Kararın insan hakları, din ve vicdan hürriyeti ile bağdaşmadığını ve derhal karardan dönülmesi gerektiğini dile getiren Tezcan, şunları kaydetti:
"Avusturya hükümetinin yedi caminin kapatılması ve din adamlarının sınır dışı edilmesi kararı kabul edilebilir değildir. Müslüman toplumunu rencide eden bu karardan derhal dönülmelidir. İnsan hakları, din, vicdan ve inanç özgürlükleriyle, Avrupa değerleriyle bağdaşmaz. Bunun üzerinden tepinerek toplumu ayrıştırmayı ve insanların inançlarını rencide etmeyi uygun bulmuyoruz. Buna kimsenin hakkı yoktur".

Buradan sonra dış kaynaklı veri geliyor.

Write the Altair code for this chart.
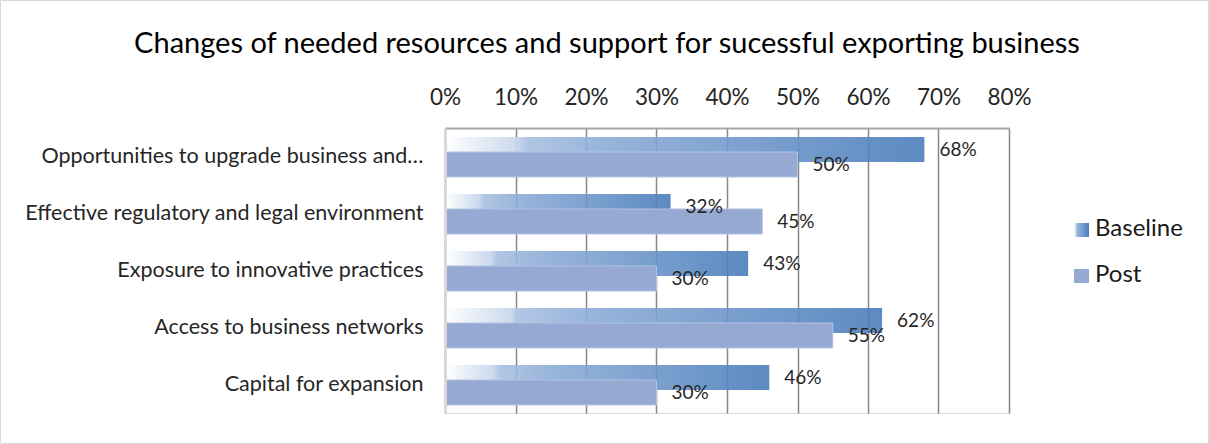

'SAVCILAR, MAN ADASI BELGELERİNİ İNCELEDİLER VE GERÇEK DEDİLER'
Belgeleri savcılığa kendisinin verdiğini aktaran Tezcan, "Savcılar incelediler ve belgelere 'Gerçek' dedi. Ancak tazminat davasında iktidardan korkan bir hakim bir miktar tazminata hükmetmiş, kesinleşmiş bir tazminat kararı olmamasına rağmen Soylu, 'Bu tazminatları nasıl ödüyorsun, bunları takip etmezsem namerdim.' diye pehlivanca bir çıkış yapmış. Ben de diyorum ki, Sayın İçişleri Bakanı takip etmezsen namertsin. Biz de sizi takip etmezsek namerdiz" sözlerine yer verdi.